阅读论文-Learning to Have an Ear for Face Super-Resolution

Shiyu

Paper reading/super-resolution

发布于：Apr 9, 2021

出处：CVPR2020 (oral)

task: 用audio和LR图像做16倍的人脸超分辨率，输入的LR图像非常小：8*8 pixels, 这些图像的很多重要细节都被丢失了。如果LR的人脸图像是从视频中提取的，那么我们也可以得到这个人的音频信息，而audio中带有一些脸部的特征：性别和年龄。结合听觉和视觉，他们提出了一个：先从单独的音轨构建脸部特征的latent 表示，再从LR图像简历脸部特征潜在的表示。然后再fusion这两个表示。

motivation

limited information
ambiguous mapping

=> incorporate alternative source of information: audio

audio carries information about age and gender, audio tracks are available in videos, audio and visual signals both capture some shared attributes of a person.

contribution

the first attempt to use audio for image restoration
use both audio and a LR image to perform extreme face super-resolution ($16\times$)
do not use human annotation and thus can be easily trained with video datasets
建立了图像和音频的分解表示，因此它可以混合来自不同视频的LR图像和音频，并生成语义上有意义的真实面孔。（our model builds a factorized representation of images and audio as it allows one to mix low-resolution images and audio from different videos and to generate realistic faces with semantically meaningful combinations. ）

speech2Face

audio to image: speech2Face [CVPR 2019: Speech2face: Learning the face behind a voice]

styleGAN

给定512维随机向量， styleGAN可以从这个向量重构维一张从未见过的人脸照片。

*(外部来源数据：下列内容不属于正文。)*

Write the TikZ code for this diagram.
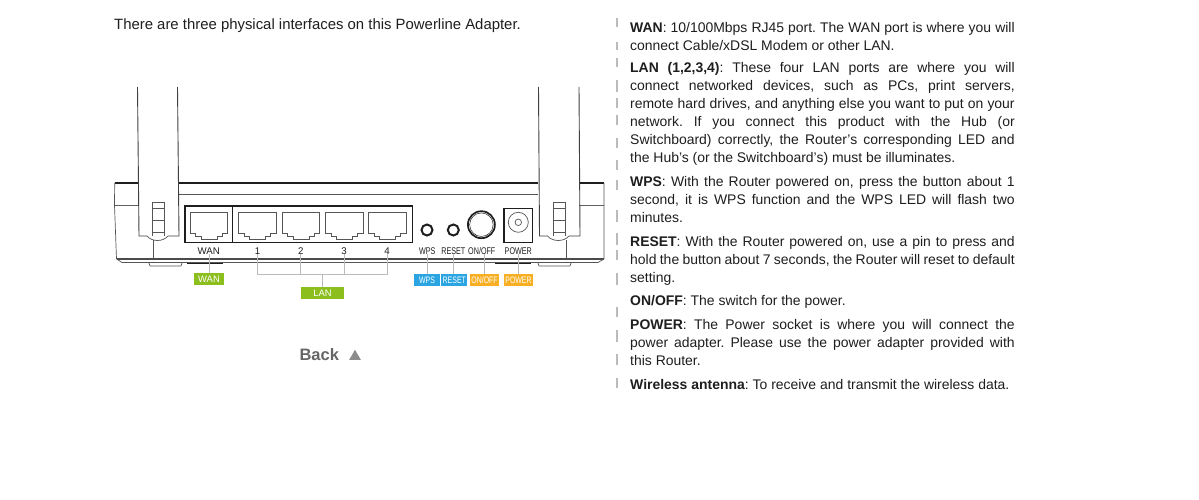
\documentclass[tikz,border=0pt]{standalone}
\usepackage{fontspec}
\usetikzlibrary{shapes.geometric}
\setmainfont{Liberation Sans}
\definecolor{lime}{HTML}{8CBE1E}
\definecolor{sky}{HTML}{2AA5E2}
\definecolor{amber}{HTML}{F9AF24}
\definecolor{lead}{HTML}{BBBBBB}
\definecolor{ink}{HTML}{1E1E1E}
\newcommand{\jl}[1]{\hbox to 384.5pt{#1}}
\newcommand{\narrow}[1]{\scalebox{0.74}[1]{#1}}
\tikzset{
 x=1pt,y=-1pt,
 outline/.style={draw=ink,line width=0.9pt},
 thick outline/.style={draw=ink,line width=1.4pt},
 thin outline/.style={draw=ink!75,line width=0.7pt},
 button/.style={circle,draw=ink,line width=2pt,inner sep=0pt},
 para/.style={anchor=north west,inner sep=0pt,font=\fontsize{13.95}{18}\selectfont\frenchspacing,text=ink,align=left},
 portlabel/.style={font=\fontsize{9.7}{10}\selectfont,text=ink,inner sep=0pt},
 tag/.style={font=\fontsize{9.4}{10}\selectfont,text=white,inner sep=0pt,minimum height=11.7pt},
 leadline/.style={draw=lead,line width=1pt},
 tick/.style={draw=lead,line width=2pt},
}
\newcommand{\rj}[2]{% x left, y top: RJ45 port outline
 \draw[thin outline,shift={(#1,#2)}] (0,0) -- (37.7,0) -- (37.7,21) -- (32,21) -- (32,23.5) -- (27,23.5) -- (27,26.5) -- (11,26.5) -- (11,23.5) -- (5.7,23.5) -- (5.7,21) -- (0,21) -- cycle;}
\begin{document}
\begin{tikzpicture}
\useasboundingbox (0,0) rectangle (1199,500);
\fill[white] (0,0) rectangle (1199,500);
% intro
\node[para,anchor=west,font=\fontsize{14.9}{16}\selectfont\frenchspacing] (intro) at (114,25.5) {There are three physical interfaces on this Powerline Adapter.};
% case
\draw[thick outline] (114.5,183) -- (137.5,183);
\draw[thick outline] (178,183) -- (538,183);
\draw[thick outline] (579,183) -- (604,183);
\draw[thin outline] (178,194.5) -- (538,194.5);
\draw[thin outline] (114.7,183) -- (114.5,205) (604,183) -- (604,205);
\draw[draw=ink!70,line width=1.1pt] (114.5,205.3) -- (138,205.3);
\draw[draw=ink!70,line width=1.1pt] (579,205.3) -- (604,205.3);
\draw[thin outline] (114.5,205) -- (116.5,259) (604,205) -- (604,259);
\draw[draw=ink!80,line width=1.2pt] (116.5,259) -- (604,259);
\draw[thin outline] (116.5,259) -- (122,262.5) -- (598,262.5) -- (604,259);
\draw[thin outline] (149,263) -- (150,266) -- (181,266) -- (182,263);
\draw[thin outline] (538,263) -- (539,266) -- (570,266) -- (571,263);
\draw[outline] (187,263.7) -- (223,263.7);
\draw[outline] (495,263.7) -- (531,263.7);
\draw[thin outline] (153,240) -- (153,259);
\draw[thin outline] (566.7,240) -- (566.7,259);
% antennas
\foreach \l/\r/\ls/\rs in {137.5/177.5/139/179,538.5/579/539.5/580}{
 \draw[outline,draw=ink!85] (\l,87) -- (\ls,236) -- (\ls+8,236);
 \draw[outline,draw=ink!85] (\r,87) -- (\rs,236) -- (\rs-11,236);
 \draw[thin outline] (\ls+8,236) .. controls (\ls+13,242) and (\rs-16,242) .. (\rs-11,236);
 \draw[thin outline] (\l+14.8,236) -- (\l+14.8,202.7) -- (\l+27.3,202.7) -- (\l+27.3,236);
 \draw[thin outline] (\l+14.8,208) -- (\l+27.3,208) (\l+14.8,220) -- (\l+27.3,220) (\l+14.8,232) -- (\l+27.3,232);
}
% port block
\draw[thick outline] (185,206) rectangle (412.7,242.7);
\draw[outline] (232.4,206) -- (232.4,242.7);
\rj{190}{212.7}\rj{238.8}{212.7}\rj{282}{212.7}\rj{325.2}{212.7}\rj{368.4}{212.7}
% controls
\node[button,minimum size=11pt] (wpsbtn) at (427,230) {};
\node[button,minimum size=11pt] (resetbtn) at (453.3,230) {};
\node[button,line width=1.7pt,minimum size=27pt] (onoff) at (481.4,224.7) {};
\node[circle,draw=ink,line width=0.5pt,minimum size=23.5pt,inner sep=0pt] (onoffin) at (481.4,224.7) {};
\draw[thick outline] (504,208.3) rectangle (532.6,242.5);
\node[circle,thin outline,minimum size=20pt,inner sep=0pt] (powerring) at (518.3,222.3) {};
\node[circle,thin outline,minimum size=6.5pt,inner sep=0pt] (powerpin) at (518.3,222.3) {};
% port labels
\node[portlabel] (lwan) at (208.7,250.7) {WAN};
\node[portlabel] (l1) at (257.5,250.7) {1};
\node[portlabel] (l2) at (300.7,250.7) {2};
\node[portlabel] (l3) at (344,250.7) {3};
\node[portlabel] (l4) at (387,250.7) {4};
\node[portlabel] (lwps) at (427.2,250.7) {\narrow{WPS}};
\node[portlabel] (lreset) at (453.3,250.7) {\narrow{RESET}};
\node[portlabel] (lonoff) at (481.8,250.7) {\narrow{ON/OFF}};
\node[portlabel] (lpower) at (518.3,250.7) {\narrow{POWER}};
% tags
\node[tag,fill=lime,minimum width=30pt] (twan) at (209,279.2) {WAN};
\node[tag,fill=lime,minimum width=42.4pt] (tlan) at (322.5,293.3) {LAN};
\node[tag,fill=sky,minimum width=26pt] (twps) at (427,280) {\narrow{WPS}};
\node[tag,fill=sky,minimum width=26pt] (treset) at (454.3,280) {\narrow{RESET}};
\node[tag,fill=amber,minimum width=29.3pt] (tonoff) at (484.6,280) {\narrow{ON/OFF}};
\node[tag,fill=amber,minimum width=29pt] (tpower) at (518.5,280) {\narrow{POWER}};
% leads
\coordinate (busl) at (l1 |- 0,274.5);
\coordinate (busr) at (l4 |- 0,274.5);
\draw[leadline] (lwan.south -| twan) -- (twan.north);
\draw[leadline] (l1.south) -- (busl) -- (busr) -- (l4.south);
\draw[leadline] (l2.south) -- (l2 |- busl);
\draw[leadline] (l3.south) -- (l3 |- busl);
\draw[leadline] (tlan |- busl) -- (tlan.north);
\draw[leadline] (lwps.south) -- (lwps |- twps.north);
\draw[leadline] (lreset.south) -- (lreset |- treset.north);
\draw[leadline] (lonoff.south -| tonoff) -- (tonoff.north);
\draw[leadline] (lpower.south) -- (lpower |- tpower.north);
% back
\node[inner sep=0pt,text=black!60,font=\fontsize{16.5}{18}\bfseries\selectfont] (back) at (319.3,355) {Back};
\node[regular polygon,regular polygon sides=3,fill=black!45,inner sep=0pt,minimum size=13.5pt] (tri) at (355,356.5) {};
% right column
\foreach \a/\b in {18/27,42/50,58/67,80/92,98/108,115/125,138/148,160/170,180/190,210/222,233/245,250/260,273/285,307/317,330/342,354/365,378/388}{
 \draw[tick] (617,\a) -- (617,\b);}
\node[para] (pwan) at (630,22) {\jl{\textbf{WAN}: 10/100Mbps RJ45 port. The WAN port is where you will}\\connect Cable/xDSL Modem or other LAN.};
\node[para] (plan) at (630,62.3) {\jl{\textbf{LAN (1,2,3,4)}: These four LAN ports are where you will}\\
\jl{connect networked devices, such as PCs, print servers,}\\
\jl{remote hard drives, and anything else you want to put on your}\\
\jl{network. If you connect this product with the Hub (or}\\
\jl{Switchboard) correctly, the Router’s corresponding LED and}\\
the Hub’s (or the Switchboard’s) must be illuminates.};
\node[para] (pwps) at (630,176.3) {\jl{\textbf{WPS}: With the Router powered on, press the button about 1}\\
\jl{second, it is WPS function and the WPS LED will flash two}\\
minutes.};
\node[para] (preset) at (630,236.3) {\jl{\textbf{RESET}: With the Router powered on, use a pin to press and}\\
\jl{hold the button about 7 seconds, the Router will reset to default}\\
setting.};
\node[para] (ponoff) at (630,295.3) {\textbf{ON/OFF}: The switch for the power.};
\node[para] (ppower) at (630,319.3) {\jl{\textbf{POWER}: The Power socket is where you will connect the}\\
\jl{power adapter. Please use the power adapter provided with}\\
this Router.};
\node[para] (pant) at (630,379.3) {\textbf{Wireless antenna}: To receive and transmit the wireless data.};
\end{tikzpicture}
\end{document}
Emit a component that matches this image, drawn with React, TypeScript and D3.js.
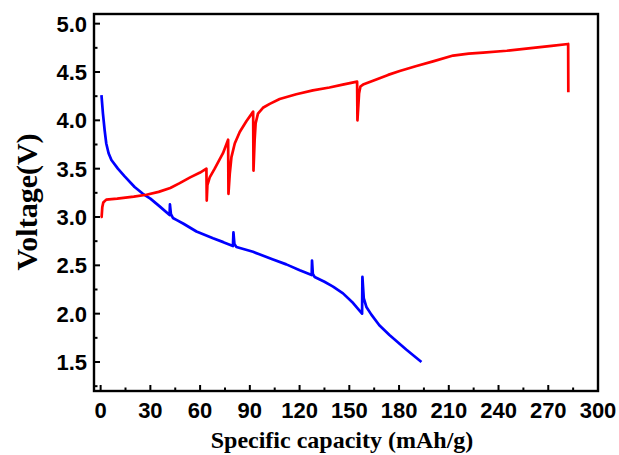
import React from "react";
import * as d3 from "d3";

// Charge curve (specific capacity in mAh/g, voltage in V)
const chargeCapacity = [
  0, 0.6, 1.0, 1.6, 3.4, 10, 20, 27.6, 35, 42, 47.7, 54, 60, 63.8,
  64.0, 64.4, 65.8, 68.8, 73.8, 76.9,
  77.1, 77.9, 78.9, 80.9, 83.9, 87.9, 92.0,
  92.2, 92.9, 93.5, 94.9, 97.9, 102, 108, 118, 128, 138, 146, 154.7,
  154.9, 155.9, 156.7, 158.3, 164.3, 173.4, 180.4, 190, 200.5, 212.6, 222,
  230.7, 245, 260.9, 272, 282, 282.1,
];
const chargeVoltage = [
  3.0, 3.0, 3.1, 3.15, 3.18, 3.19, 3.21, 3.23, 3.26, 3.3, 3.35, 3.41, 3.46, 3.5,
  3.17, 3.33, 3.41, 3.5, 3.66, 3.8,
  3.24, 3.45, 3.62, 3.76, 3.88, 3.99, 4.09,
  3.48, 3.8, 3.97, 4.07, 4.13, 4.17, 4.22, 4.27, 4.31, 4.34, 4.37, 4.4,
  4.0, 4.28, 4.35, 4.37, 4.41, 4.47, 4.51, 4.56, 4.61, 4.67, 4.69,
  4.7, 4.72, 4.75, 4.77, 4.79, 4.29,
];

// Discharge curve
const dischargeCapacity = [
  0.5, 1.4, 2.4, 3.4, 4.8, 6.5, 10.4, 14.5, 20.5, 25.5, 30, 35.6, 41.6,
  41.8, 42.4, 43.6, 45.7, 50, 57.8, 67.8, 74, 79.8,
  80.1, 80.7, 81.9, 91.9, 104, 112, 120.1, 127.3,
  127.5, 128.0, 129.1, 135, 140.2, 146.2, 152.3, 157.7,
  157.9, 158.7, 160.3, 163.3, 168.1, 174.2, 184.3, 193.5,
];
const dischargeVoltage = [
  4.26, 4.07, 3.9, 3.76, 3.66, 3.59, 3.5, 3.42, 3.31, 3.24, 3.19, 3.11, 3.02,
  3.13, 3.03, 2.99, 2.97, 2.93, 2.85, 2.78, 2.74, 2.7,
  2.84, 2.72, 2.69, 2.64, 2.56, 2.51, 2.45, 2.4,
  2.55, 2.41, 2.38, 2.33, 2.28, 2.21, 2.11, 2.0,
  2.38, 2.16, 2.07, 1.99, 1.88, 1.78, 1.63, 1.5,
];

const xMajorTicks = [0, 30, 60, 90, 120, 150, 180, 210, 240, 270, 300];
const xMinorTicks = [15, 45, 75, 105, 135, 165, 195, 225, 255, 285];
const yMajorTicks = [1.5, 2.0, 2.5, 3.0, 3.5, 4.0, 4.5, 5.0];
const yMinorTicks = [1.25, 1.75, 2.25, 2.75, 3.25, 3.75, 4.25, 4.75];

const W = 619;
const H = 455;
const plot = { left: 94, right: 598, top: 14, bottom: 391 };

export default function App() {
  const x = d3.scaleLinear().domain([-4, 300]).range([plot.left, plot.right]);
  const y = d3.scaleLinear().domain([1.2, 5.1]).range([plot.bottom, plot.top]);

  const line = d3
    .line<[number, number]>()
    .x((d) => x(d[0]))
    .y((d) => y(d[1]));

  const charge = chargeCapacity.map((c, i) => [c, chargeVoltage[i]] as [number, number]);
  const discharge = dischargeCapacity.map((c, i) => [c, dischargeVoltage[i]] as [number, number]);

  const tickFont = {
    fontFamily: "'Liberation Sans', Arial, sans-serif",
    fontWeight: 700,
    fontSize: 22,
  } as const;
  const titleFont = {
    fontFamily: "'Liberation Serif', 'Times New Roman', serif",
    fontWeight: 700,
  } as const;

  return (
    <svg
      width={W}
      height={H}
      style={{ position: "absolute", left: 0, top: 0, background: "#fff" }}
    >
      <rect x={0} y={0} width={W} height={H} fill="#fff" />

      {/* curves */}
      <path d={line(discharge) || ""} fill="none" stroke="#0000ff" strokeWidth={2.7} strokeLinejoin="round" />
      <path d={line(charge) || ""} fill="none" stroke="#ff0000" strokeWidth={2.7} strokeLinejoin="round" />

      {/* frame */}
      <rect
        x={plot.left}
        y={plot.top}
        width={plot.right - plot.left}
        height={plot.bottom - plot.top}
        fill="none"
        stroke="#000"
        strokeWidth={2.4}
      />

      {/* x ticks */}
      {xMajorTicks.map((t) => (
        <line key={"xM" + t} x1={x(t)} x2={x(t)} y1={plot.bottom} y2={plot.bottom - 6} stroke="#000" strokeWidth={2} />
      ))}
      {xMinorTicks.map((t) => (
        <line key={"xm" + t} x1={x(t)} x2={x(t)} y1={plot.bottom} y2={plot.bottom - 3.5} stroke="#000" strokeWidth={2} />
      ))}
      {xMajorTicks.map((t) => (
        <text key={"xl" + t} x={x(t)} y={418} textAnchor="middle" {...tickFont}>
          {t}
        </text>
      ))}

      {/* y ticks */}
      {yMajorTicks.map((t) => (
        <line key={"yM" + t} x1={plot.left} x2={plot.left + 6} y1={y(t)} y2={y(t)} stroke="#000" strokeWidth={2} />
      ))}
      {yMinorTicks.map((t) => (
        <line key={"ym" + t} x1={plot.left} x2={plot.left + 3.5} y1={y(t)} y2={y(t)} stroke="#000" strokeWidth={2} />
      ))}
      {yMajorTicks.map((t) => (
        <text key={"yl" + t} x={87} y={y(t)} dy="0.36em" textAnchor="end" {...tickFont}>
          {t.toFixed(1)}
        </text>
      ))}

      {/* axis titles */}
      <text x={342} y={448} textAnchor="middle" fontSize={24} {...titleFont}>
        Specific capacity (mAh/g)
      </text>
      <text
        transform={`translate(37, 202) rotate(-90)`}
        textAnchor="middle"
        fontSize={30}
        {...titleFont}
      >
        Voltage(V)
      </text>
    </svg>
  );
}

如果训练一个model，是从图片到512维latent encoding, 这个latent encoding可以通过styleGAN还原为原图。（图=>512维latent code=>原图）

也就是说，可以用这512维向量生成原图。

如果对这512维的空间稍微做点改变？这个超高维的空间对应人脸的不同属性（肤色、年龄、性别）

如何知道年龄对应的维度是哪些？

1、作者一开始会训练一个分类器，分类器的训练样本、label来自于CelebA，40维label中就有一个维度是年龄（作者贴出来的代码里的wp.npy文件我猜就是CELEBA的label文件）

2、分类器收敛后，用个随机噪声z作为stylegan输入，生成图片x，再把这个x送入分类器，得到分类结果y，用个线性变换（或非线性也行）建立起z与y的关系。。。。然后你就可以通过控制y的变换方向来得到z，再生成想要的x了

总之，styleGAN可以从latent code生成逼真的人脸，更重要的是latent code对应人脸不同属性，可以通过改变latent code得到不同的人脸。（比如得到XX小时候的照片）。

Naive end-to-end training

带有两个编码网络的多模态网络，再把encoder的输出concate再一起送入decoding网络得到HR图像。但这种多模态网络以传统的训练方法很难训练好，因为：不同模态的收敛速度不同。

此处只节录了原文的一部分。